Еще я ему сказал, что нужно установить наблюдение за немцами, узнать, где какие их части расположены, где какие огневые точки находятся. На том берегу все должны знать.
- Понятно, разведка необходима, - ответил Василий.
- Сделайте так, чтобы каждый патриот ею занимался.
- Все будет сделано.
- А какое ваше мнение о Ларчике? - спросил я его перед уходом. - Вы знаете его больше, чем я.
Василий помялся:
- Ларчик хороший парень, но невыдержанный, выпить любит. Последнее время он что-то все навеселе и песни распевает. Что у него за радость такая, не знаю. С ним о таких делах я бы не советовал вам говорить.
Я забеспокоился. Ведь Ларчику-то был известен тайник с моим портвейном в курятнике!
На другой день я зашел к Ларчику. Вместе с сынишкой он лежал на кровати и громко пел. Увидев меня, он сразу умолк.
- Слушай, друг мой: ты что-то часто стал песни петь.
- А что же делать? Жена белье ушла стирать, а я ребенка забавляю.
- А ты у меня бутылочки не тянешь для забавы?
- Ну что вы, разве я себе позволю!
- А ты все-таки скажи по-честному: если сосчитать, сколько не досчитаюсь бутылок?
Он смутился и, видимо испугавшись, что я действительно хочу проверить его, признался:
- Знаете, Петр Иванович, признаюсь вам по-честному: что хотите делайте, но не могу, ей-богу не могу проходить спокойно мимо курятника. Магнит, понимаете, прямо магнит, так и тянет! [69]
- Мало ли куда может тянуть! - сказал я укоризненно. - Надо же выдержку иметь. Ты же человек честный, иначе бы я тебе не доверил такое дело. Кроме того, я же тебя не обижаю, сам даю.
- Не сердитесь, Петр Иванович, я прошу простить меня. Больше не буду, ей-богу не буду! Вот увидите.
И хотя Ларчик уверял меня очень горячо, я решил при первой же возможности избавить его от этого «магнита».

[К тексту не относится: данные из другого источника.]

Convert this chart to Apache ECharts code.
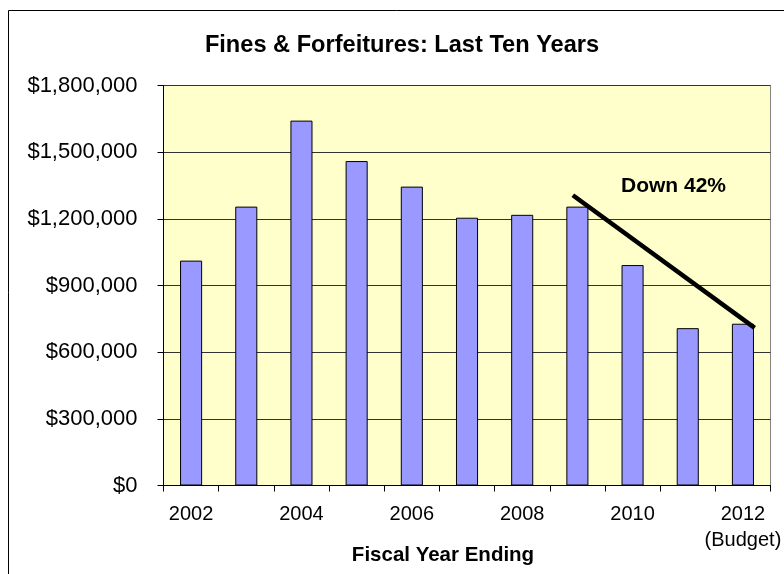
<!DOCTYPE html>
<html>
<head>
<meta charset="utf-8">
<title>Fines & Forfeitures</title>
<script src="https://cdn.jsdelivr.net/npm/echarts@6/dist/echarts.min.js"></script>
<style>
  html, body { margin: 0; padding: 0; background: #fff; }
  #chart { width: 784px; height: 574px; }
</style>
</head>
<body>
<div id="chart"></div>
<script>
// Fiscal years and collected fines (2012 is the budget figure)
var years = ['2002', '2003', '2004', '2005', '2006', '2007', '2008', '2009', '2010', '2011', '2012'];
var fines = [1012000, 1255000, 1642000, 1460000, 1345000, 1205000, 1218000, 1255000, 992000, 708000, 728000];
var yTicks = [0, 300000, 600000, 900000, 1200000, 1500000, 1800000];

// Trend line endpoints: x in category-index units, y in dollars
var trendX = [6.95, 10.18];
var trendY = [1300000, 715000];

var FONT = '"Liberation Sans", Arial, sans-serif';

function money(v) {
  return '$' + Number(v).toLocaleString('en-US');
}

var chart = echarts.init(document.getElementById('chart'), null, { renderer: 'canvas' });

chart.setOption({
  animation: false,
  backgroundColor: '#ffffff',
  grid: {
    left: 163.5,
    right: 7,
    top: 85.5,
    bottom: 88.5,
    show: true,
    backgroundColor: '#FFFFCC',
    borderColor: '#808080',
    borderWidth: 1
  },
  xAxis: [
    {
      type: 'category',
      data: years,
      boundaryGap: true,
      axisLine: { onZero: false, lineStyle: { color: '#000', width: 1 } },
      axisTick: { show: true, interval: 0, length: 6, lineStyle: { color: '#000' } },
      axisLabel: {
        interval: 1,
        margin: 16,
        fontFamily: FONT,
        fontSize: 20,
        lineHeight: 26,
        color: '#000',
        formatter: function (v) {
          return v === '2012' ? '2012\n(Budget)' : v;
        }
      },
      splitLine: { show: false }
    },
    {
      type: 'value',
      min: -0.5,
      max: 10.5,
      show: false,
      axisLine: { show: false, onZero: false },
      splitLine: { show: false }
    }
  ],
  yAxis: {
    type: 'value',
    min: yTicks[0],
    max: yTicks[yTicks.length - 1],
    interval: 300000,
    axisLine: { show: true, onZero: false, lineStyle: { color: '#000', width: 1 } },
    axisTick: { show: true, length: 6, lineStyle: { color: '#000' } },
    axisLabel: {
      margin: 26,
      fontFamily: FONT,
      fontSize: 22,
      color: '#000',
      formatter: money
    },
    splitLine: { show: true, lineStyle: { color: '#333', width: 1 } }
  },
  series: [
    {
      type: 'bar',
      data: fines,
      barWidth: '40%',
      itemStyle: { color: '#9999FF', borderColor: '#000', borderWidth: 1 }
    },
    {
      type: 'line',
      xAxisIndex: 1,
      data: [[trendX[0], trendY[0]], [trendX[1], trendY[1]]],
      symbol: 'none',
      lineStyle: { color: '#000', width: 4.5, cap: 'square' },
      z: 5
    }
  ],
  graphic: [
    {
      type: 'rect',
      shape: { x: 8.5, y: 10.5, width: 800, height: 600 },
      style: { fill: 'none', stroke: '#000', lineWidth: 1 },
      z: 100
    },
    {
      type: 'text',
      x: 402,
      y: 45,
      style: {
        text: 'Fines & Forfeitures: Last Ten Years',
        fontFamily: FONT,
        fontWeight: 'bold',
        fontSize: 23.6,
        fill: '#000',
        textAlign: 'center',
        textVerticalAlign: 'middle'
      }
    },
    {
      type: 'text',
      x: 621,
      y: 186,
      style: {
        text: 'Down 42%',
        fontFamily: FONT,
        fontWeight: 'bold',
        fontSize: 21,
        fill: '#000',
        textAlign: 'left',
        textVerticalAlign: 'middle'
      },
      z: 10
    },
    {
      type: 'text',
      x: 443,
      y: 555,
      style: {
        text: 'Fiscal Year Ending',
        fontFamily: FONT,
        fontWeight: 'bold',
        fontSize: 20.5,
        fill: '#000',
        textAlign: 'center',
        textVerticalAlign: 'middle'
      }
    }
  ]
});
</script>
</body>
</html>
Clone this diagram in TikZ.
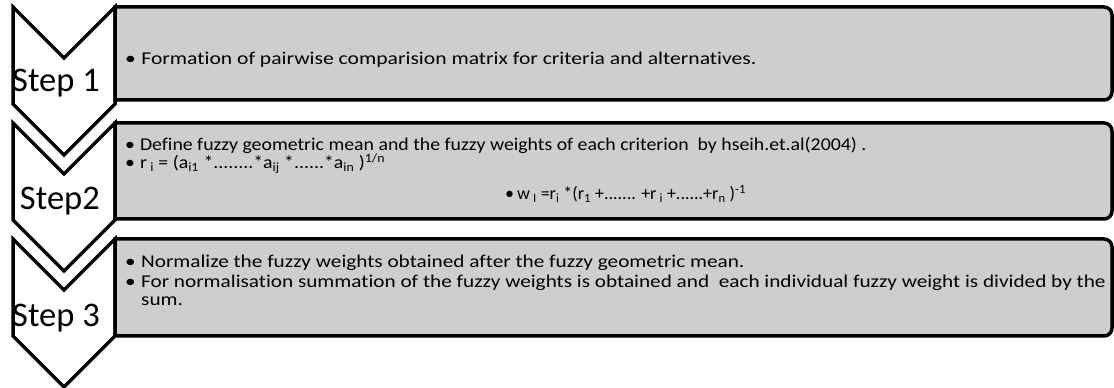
\documentclass[tikz,border=0pt]{standalone}
\usepackage{fontspec}
\usepackage{graphicx}
\setmainfont{Carlito}[Ligatures={NoCommon}]
\definecolor{boxgray}{RGB}{206,206,206}
\tikzset{
    chevron/.style={draw=black, line width=3.5pt, fill=white, line join=miter},
    stepbox/.style={draw=black, line width=3.5pt, fill=boxgray},
    steplabel/.style={anchor=base east, inner sep=0pt, font=\fontsize{34.5}{38}\selectfont},
    bullettext/.style={anchor=base west, inner sep=0pt, font=\fontsize{18}{20}\selectfont},
}
\newcommand{\chevronat}[1]{\draw[chevron] (13,#1) -- (64,#1-51) -- (115,#1) -- (115,#1-97) -- (64,#1-148) -- (13,#1-97) -- cycle;}
\newcommand{\stepboxat}[2]{\draw[stepbox] (115,#1) -- (1104,#1) arc[start angle=90, end angle=0, radius=8] -- (1112,#2+8) arc[start angle=0, end angle=-90, radius=8] -- (115,#2) -- cycle;}
\newcommand{\bul}{\makebox[13.5pt][l]{•}}
\newcommand{\wide}[2]{\scalebox{#1}[1]{#2}}

\begin{document}
\begin{tikzpicture}[x=1pt, y=1pt]
    \useasboundingbox (0,0) rectangle (1114,388);

    % chevrons and boxes, top to bottom
    \foreach \top/\bot in {381/288, 265/169, 149/52} {
        \chevronat{\top}
        \stepboxat{\top}{\bot}
    }

    % step labels
    \node[steplabel] (step1) at (100,296) {Step 1};
    \node[steplabel] (step2) at (100,178) {Step2};
    \node[steplabel] (step3) at (100,61) {Step 3};

    % Step 1: pairwise comparison
    \node[bullettext] (formation) at (125,323) {\wide{1.2}{\bul Formation of pairwise comparision matrix for criteria and alternatives.}};

    % Step 2: fuzzy geometric mean and weights
    \node[bullettext] (define) at (125,237) {\wide{1.1}{\bul Define fuzzy geometric mean and the fuzzy weights of each criterion \ by hseih.et.al(2004) .}};
    \node[bullettext] (rmean) at (125,219) {\wide{1.1}{\bul r\,\textsubscript{i} = (a\textsubscript{i1} *........*a\textsubscript{ij} *......*a\textsubscript{in} )\textsuperscript{1/n}}};
    \node[bullettext] (weight) at (505,188) {•\,w\,\textsubscript{I} =r\textsubscript{i} *(r\textsubscript{1} +....... +r\,\textsubscript{i} +......+r\textsubscript{n} )\textsuperscript{-1}};

    % Step 3: normalisation
    \node[bullettext] (normalize) at (125,120) {\wide{1.18}{\bul Normalize the fuzzy weights obtained after the fuzzy geometric mean.}};
    \node[bullettext] (summation) at (125,100) {\wide{1.18}{\bul For normalisation summation of the fuzzy weights is obtained and \ each individual fuzzy weight is divided by the}};
    \node[bullettext] (sumend) at (141,82) {\wide{1.18}{sum.}};

\end{tikzpicture}
\end{document}
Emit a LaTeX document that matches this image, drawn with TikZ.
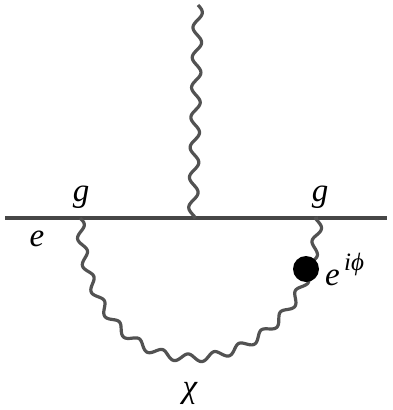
\documentclass[tikz,border=0pt]{standalone}
\usepackage{fontspec}
\setmainfont{Liberation Serif}
\usetikzlibrary{decorations}
\pgfdeclaredecoration{fineWave}{run}{
  \state{run}[width=1pt]{
    \pgfpathlineto{\pgfpoint{0pt}{\pgfdecorationsegmentamplitude*sin(\pgfdecoratedcompleteddistance/\pgfdecorationsegmentlength*360)}}
  }
  \state{final}{\pgfpathlineto{\pgfpointdecoratedpathlast}}
}
\tikzset{
  fermion/.style={line width=3.4pt,draw=black!72},
  photon/.style={line width=3.2pt,draw=black!68,line join=round,decorate,decoration={fineWave,segment length=30pt,amplitude=4.5pt}},
  lab/.style={inner sep=0pt,font=\fontsize{33}{33}\selectfont\itshape},
}
\begin{document}
\begin{tikzpicture}[x=1pt,y=-1pt]
\useasboundingbox[fill=white] (0,0) rectangle (393,410);
\coordinate (L) at (5,218);
\coordinate (R) at (387,218);
\coordinate (T) at (198,5);
\coordinate (M) at (193,218);
\coordinate (A) at (80,218);
\coordinate (B) at (318,218);
\draw[fermion] (L) -- (R);
\draw[photon] (T) -- (M);
\draw[photon,decoration={segment length=27pt,amplitude=4pt}] (A) .. controls (84,320) and (140,358) .. (192,358) .. controls (250,358) and (316,310) .. (B);
\node[circle,fill=black,minimum size=26pt,inner sep=0pt] (dot) at (306,269) {};
\node[lab] (g1) at (81,197) {g};
\node[lab] (g2) at (320,197) {g};
\node[lab] (e) at (37,239) {e};
\node[lab,anchor=west] (phase) at (325,278) {e};
\node[inner sep=0pt,font=\fontsize{25}{25}\selectfont\itshape] (sup) at (354,264) {iϕ};
\node[lab] (chi) at (190,393) {χ};
\end{tikzpicture}
\end{document}
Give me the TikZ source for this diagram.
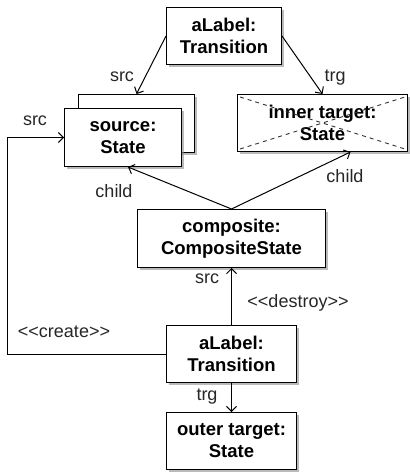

Тогда же мы начали приводить в исполнение план, который зародился у меня давно.
Пора было налаживать связь с другими районами Крыма. Самой лучшей формой для этого я считал комиссионный магазин.
«Семен» и «Маша» слыли бывшими состоятельными людьми, я судился за кражу. Словом, никто не сомневался в том, что деньжата у нас водятся. И когда «Семен» заговорил с братом хозяйки, спекулянтом, что неплохо бы через переводчика выпросить разрешение и открыть магазинчик, тот охотно согласился.
Парень он был опытный и мог по-настоящему поставить дело. Для скупки и перепродажи вещей необходимы были разъезды.
По нашему плану, я оставался в Керчи, а «Маша», как жена Костенко, хозяина магазина, могла поехать в Старый Крым, где раньше работала, и установить связи с подпольщиками, которых она там оставила. Во время этой же поездки «Маша» должна была нащупать связь с лесом, с партизанами Мокроусова. «Семен» должен был направиться в Симферополь. Ему поручалось найти там старика Ланцова, которого Владимир Семенович оставил под видом больничного сторожа в психиатрической больнице.
Спекулянт добился разрешения на открытие комиссионного магазина и со всей энергией взялся за дело.
Теперь оставалось подыскать домик для будущей типографии.
Столярная мастерская наша уже работала. Народу к нам заходило немало, о всех городских новостях мы узнавали довольно быстро и так же быстро распространяли все, что считали нужным. В мастерской же мы узнали [70] о продающемся домике и тотчас же пошли с Лидией Николаевной его смотреть.